> What needs to be done: Find the string "chart" and gather every line that holds it.

> Source excerpt:
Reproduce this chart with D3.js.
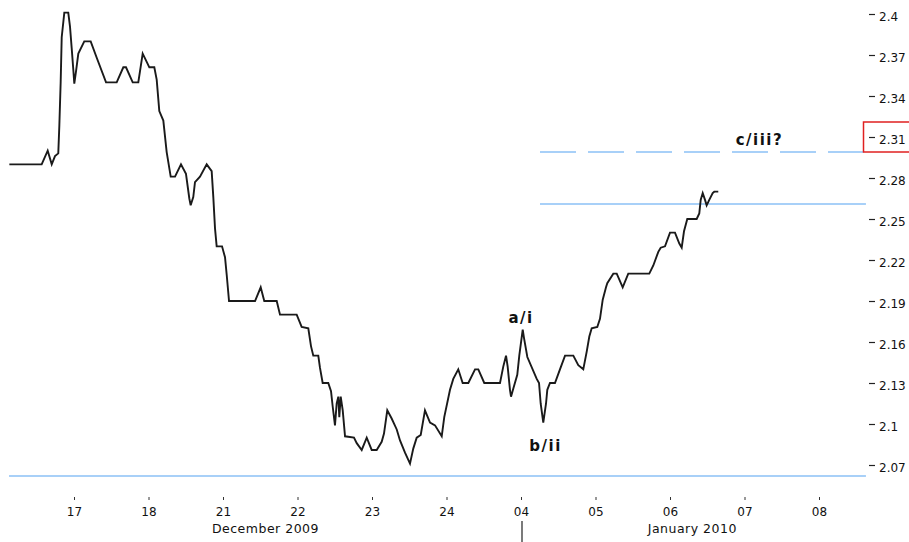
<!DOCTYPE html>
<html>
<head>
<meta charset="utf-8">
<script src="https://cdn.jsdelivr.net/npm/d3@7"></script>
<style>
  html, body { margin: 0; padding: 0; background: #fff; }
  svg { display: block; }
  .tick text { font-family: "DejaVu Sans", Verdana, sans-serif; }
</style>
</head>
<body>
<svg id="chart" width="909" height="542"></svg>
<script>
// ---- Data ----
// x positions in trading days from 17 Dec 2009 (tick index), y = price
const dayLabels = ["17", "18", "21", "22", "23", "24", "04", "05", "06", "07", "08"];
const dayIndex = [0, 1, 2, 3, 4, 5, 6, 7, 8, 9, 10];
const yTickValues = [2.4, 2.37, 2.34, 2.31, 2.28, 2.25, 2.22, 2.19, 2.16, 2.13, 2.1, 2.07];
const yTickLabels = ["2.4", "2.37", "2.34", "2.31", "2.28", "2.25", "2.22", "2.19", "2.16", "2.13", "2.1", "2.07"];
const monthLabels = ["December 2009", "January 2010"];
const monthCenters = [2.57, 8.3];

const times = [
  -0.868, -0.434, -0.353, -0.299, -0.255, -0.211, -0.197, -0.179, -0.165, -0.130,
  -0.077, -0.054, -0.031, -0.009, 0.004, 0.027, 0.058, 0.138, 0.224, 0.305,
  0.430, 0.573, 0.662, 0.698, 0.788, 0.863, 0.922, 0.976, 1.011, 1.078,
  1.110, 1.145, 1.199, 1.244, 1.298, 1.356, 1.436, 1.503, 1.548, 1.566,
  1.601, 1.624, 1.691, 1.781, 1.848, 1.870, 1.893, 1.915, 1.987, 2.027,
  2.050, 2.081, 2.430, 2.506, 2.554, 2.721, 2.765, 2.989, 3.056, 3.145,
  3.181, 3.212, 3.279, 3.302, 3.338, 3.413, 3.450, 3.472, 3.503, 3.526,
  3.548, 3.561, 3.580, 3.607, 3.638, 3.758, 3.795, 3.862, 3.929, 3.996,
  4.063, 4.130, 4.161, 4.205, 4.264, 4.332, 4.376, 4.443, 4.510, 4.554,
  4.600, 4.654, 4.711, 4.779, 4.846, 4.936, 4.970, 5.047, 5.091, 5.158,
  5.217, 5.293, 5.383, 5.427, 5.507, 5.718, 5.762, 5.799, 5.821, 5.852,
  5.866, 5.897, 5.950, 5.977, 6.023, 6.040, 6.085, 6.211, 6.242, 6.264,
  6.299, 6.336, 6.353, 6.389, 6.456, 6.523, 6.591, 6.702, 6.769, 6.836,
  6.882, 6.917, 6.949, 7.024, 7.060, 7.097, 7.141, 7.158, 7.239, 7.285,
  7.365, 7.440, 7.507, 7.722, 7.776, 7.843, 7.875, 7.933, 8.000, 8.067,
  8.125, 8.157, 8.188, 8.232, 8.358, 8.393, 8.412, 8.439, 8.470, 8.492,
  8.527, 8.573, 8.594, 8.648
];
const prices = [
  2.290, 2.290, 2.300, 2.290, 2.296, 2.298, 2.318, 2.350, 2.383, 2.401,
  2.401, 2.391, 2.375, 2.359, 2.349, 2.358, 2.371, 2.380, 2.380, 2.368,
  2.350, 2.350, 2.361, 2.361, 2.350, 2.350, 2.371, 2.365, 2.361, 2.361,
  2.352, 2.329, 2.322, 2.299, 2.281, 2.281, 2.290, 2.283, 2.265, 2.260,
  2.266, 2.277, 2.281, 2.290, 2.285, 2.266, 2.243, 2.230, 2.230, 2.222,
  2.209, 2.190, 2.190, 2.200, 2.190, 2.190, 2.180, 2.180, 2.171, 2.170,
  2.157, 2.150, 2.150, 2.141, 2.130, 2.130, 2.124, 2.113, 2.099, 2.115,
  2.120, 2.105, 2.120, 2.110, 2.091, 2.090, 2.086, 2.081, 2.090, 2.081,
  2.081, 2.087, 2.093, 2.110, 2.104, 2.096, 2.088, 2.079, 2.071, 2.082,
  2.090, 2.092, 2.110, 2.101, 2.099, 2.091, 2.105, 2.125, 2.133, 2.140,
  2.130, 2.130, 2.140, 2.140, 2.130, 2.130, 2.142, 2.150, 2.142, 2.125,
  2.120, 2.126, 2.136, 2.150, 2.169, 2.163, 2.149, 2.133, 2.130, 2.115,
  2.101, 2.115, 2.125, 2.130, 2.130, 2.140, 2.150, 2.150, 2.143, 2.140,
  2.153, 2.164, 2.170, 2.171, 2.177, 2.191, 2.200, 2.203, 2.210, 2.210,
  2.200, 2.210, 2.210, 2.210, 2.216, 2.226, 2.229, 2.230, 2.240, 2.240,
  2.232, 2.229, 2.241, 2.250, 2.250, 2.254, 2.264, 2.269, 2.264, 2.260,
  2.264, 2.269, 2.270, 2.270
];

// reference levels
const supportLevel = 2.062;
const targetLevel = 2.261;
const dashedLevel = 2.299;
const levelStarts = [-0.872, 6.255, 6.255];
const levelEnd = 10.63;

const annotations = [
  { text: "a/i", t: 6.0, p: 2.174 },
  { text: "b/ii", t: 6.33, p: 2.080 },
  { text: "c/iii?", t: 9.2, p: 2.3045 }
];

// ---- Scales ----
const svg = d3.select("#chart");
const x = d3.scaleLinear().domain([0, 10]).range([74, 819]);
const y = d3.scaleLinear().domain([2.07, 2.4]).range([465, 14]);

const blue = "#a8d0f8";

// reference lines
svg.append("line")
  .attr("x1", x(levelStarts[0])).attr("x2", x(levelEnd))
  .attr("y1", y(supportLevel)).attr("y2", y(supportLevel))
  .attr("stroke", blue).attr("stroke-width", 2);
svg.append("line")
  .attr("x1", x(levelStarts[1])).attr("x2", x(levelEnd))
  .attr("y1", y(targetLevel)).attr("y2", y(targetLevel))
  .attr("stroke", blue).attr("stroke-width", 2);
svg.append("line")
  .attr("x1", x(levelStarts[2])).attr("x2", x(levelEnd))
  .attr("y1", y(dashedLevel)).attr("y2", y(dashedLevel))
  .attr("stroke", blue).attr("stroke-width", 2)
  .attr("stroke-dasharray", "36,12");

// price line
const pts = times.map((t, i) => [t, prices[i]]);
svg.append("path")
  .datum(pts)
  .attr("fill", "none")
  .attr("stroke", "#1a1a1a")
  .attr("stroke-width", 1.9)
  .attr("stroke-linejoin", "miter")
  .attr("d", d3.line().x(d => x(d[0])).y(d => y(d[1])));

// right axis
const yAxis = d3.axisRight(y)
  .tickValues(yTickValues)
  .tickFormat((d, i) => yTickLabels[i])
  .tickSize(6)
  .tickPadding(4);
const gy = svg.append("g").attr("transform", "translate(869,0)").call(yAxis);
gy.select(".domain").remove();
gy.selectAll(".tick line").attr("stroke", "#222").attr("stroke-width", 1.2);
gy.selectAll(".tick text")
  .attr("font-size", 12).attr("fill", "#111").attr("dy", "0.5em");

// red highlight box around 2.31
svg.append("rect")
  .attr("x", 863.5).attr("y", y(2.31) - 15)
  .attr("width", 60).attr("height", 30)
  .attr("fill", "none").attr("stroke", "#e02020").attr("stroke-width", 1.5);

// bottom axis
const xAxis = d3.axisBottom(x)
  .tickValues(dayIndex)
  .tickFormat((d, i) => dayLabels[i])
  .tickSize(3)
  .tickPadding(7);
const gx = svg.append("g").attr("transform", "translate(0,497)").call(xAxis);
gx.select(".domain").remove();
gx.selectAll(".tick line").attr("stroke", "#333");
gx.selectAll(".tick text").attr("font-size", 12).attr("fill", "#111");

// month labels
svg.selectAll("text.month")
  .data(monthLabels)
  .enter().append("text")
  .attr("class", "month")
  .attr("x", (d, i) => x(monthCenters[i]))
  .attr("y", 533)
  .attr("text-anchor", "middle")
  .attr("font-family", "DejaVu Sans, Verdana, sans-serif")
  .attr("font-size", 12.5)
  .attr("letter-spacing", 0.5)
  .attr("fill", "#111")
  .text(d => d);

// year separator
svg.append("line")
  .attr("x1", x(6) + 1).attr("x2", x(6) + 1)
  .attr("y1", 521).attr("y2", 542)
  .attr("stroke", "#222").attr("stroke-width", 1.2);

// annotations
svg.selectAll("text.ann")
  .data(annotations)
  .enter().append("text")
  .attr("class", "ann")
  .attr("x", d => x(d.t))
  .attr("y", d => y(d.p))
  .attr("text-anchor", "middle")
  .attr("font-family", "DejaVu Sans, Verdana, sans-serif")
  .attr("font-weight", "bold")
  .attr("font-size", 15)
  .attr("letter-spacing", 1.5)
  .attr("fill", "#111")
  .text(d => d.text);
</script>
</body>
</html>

> Result for this exercise:
Reproduce this chart with D3.js.
<svg id="chart" width="909" height="542"></svg>
const svg = d3.select("#chart");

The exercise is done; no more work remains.